Your next meeting is with the head of treasury to discuss the international impact to the firm's capital structure. Toto Matsui, the head of treasury, wants you to analyze what would be the implications to the firm's capital structure if the company took on debt denominated in some currency other than U.S. dollars. In particular, he wants you to analyze the following:

1) What risks will the company incur if it increases its long-term debt from US\$100 million to US\$150 million by taking on 40 million in euro debt based on current exchange rates of 0.80 euros to US\$1? (The euro debt will pay a 7% coupon.)
How would changes in exchange rates between the euro and U.S. dollar impact the firm's capital structure and interest payments on the euros?

2.) Mr. Matsui tells you to assume the company's equity will remain at US\$150 million and will not change when the euro debt is issued. He wants you chart (graph) how exchange rates will impact the capital structure of the firm and interest payments on the euro-denominated debt. In addition, he wants you to explain the graphs in a bulleted PowerPoint presentation.

Use Microsoft Excel to graph the capital structure of the firm in U.S. dollars based on changes in exchange rates. Use two scenarios: U.S. dollar appreciation against the euro and U.S. dollar depreciation against the euro. For capital structure, graph to total capital structure, debt, and equity.

Below is my Scenario:

As a senior financial analyst for Fresh Juices, Inc., the largest fresh fruit drink company in the United States, you are a key player in corporate finance for the business. You are consulted on major capital projects, prepare analysis for executive officers, present material at senior management meetings, and play the overall role of advisor to executive and senior officers.

Fresh Juices, Inc. has witnessed its sales grow from US\$1 million in the first year of operations in 1970 to US\$1.5 billion last year. The company started as a regional supplier of fresh fruit drinks in California and initially expanded in the West. However, over the last 15 years, the company has moved further east, north, and south. Today, the company's lines of products can be found on the shelves of any major grocery store in the U.S., and its market share of fresh fruit drinks is 80% in the United States.

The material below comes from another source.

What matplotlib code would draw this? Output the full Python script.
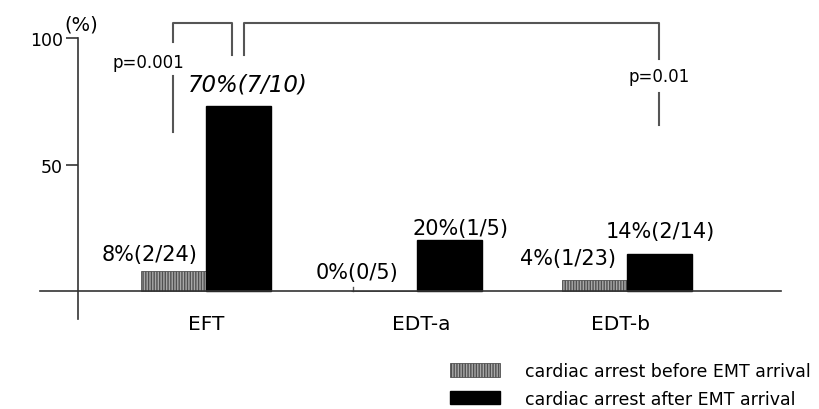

The Drive to Expand Internationally

On a recent trip to Canada and Latin America, Hector Vasquez, the company's chief executive officer (CEO), noted the lack of fresh fruit drinks in the supermarkets. When he returned, he brought in all of his senior officers and said, "I want to be international in a year. We have a great product, and I think we can compete effectively in North and South America, Europe, and Asia. My recent travels confirmed my suspicion that fresh fruit drinks like ours do not exist outside the U.S.," he said. "Furthermore, with the U.S. market growing at 2% annually, we need to find other markets that have the potential to grow at a faster pace."

Mr. Vasquez asked your boss, Bonita Galloway, to head up the team to do the analysis on international opportunities and report back to him in the coming weeks. With that, he dismissed the meeting, and the senior officers left.

The Meeting

The U.S. business was so mature and was not growing rapidly, so Ms. Galloway thought international expansion might be just what the company needed. She was concerned that the company's profit margins would start to be squeezed in the company years if the firm did not find other sources of revenue growth. This would force the company to make drastic cost cuts and could potentially impact Fresh Juices' ability to compete.

Given your role in the organization, Ms. Galloway immediately thought of you as the finance lead on this project. She called you to her office to discuss what happened at the meeting with Mr. Vasquez.

After briefing you, she said, "I want you to be the primary contact on this. I will need you to work closely with the various departments that will be involved with this effort. Specifically, I need to lean on your analytical capabilities because we need to make objective decisions. I need you to give me the facts?not what you think I want to hear. This is important to the future of the company. I know I can count on you."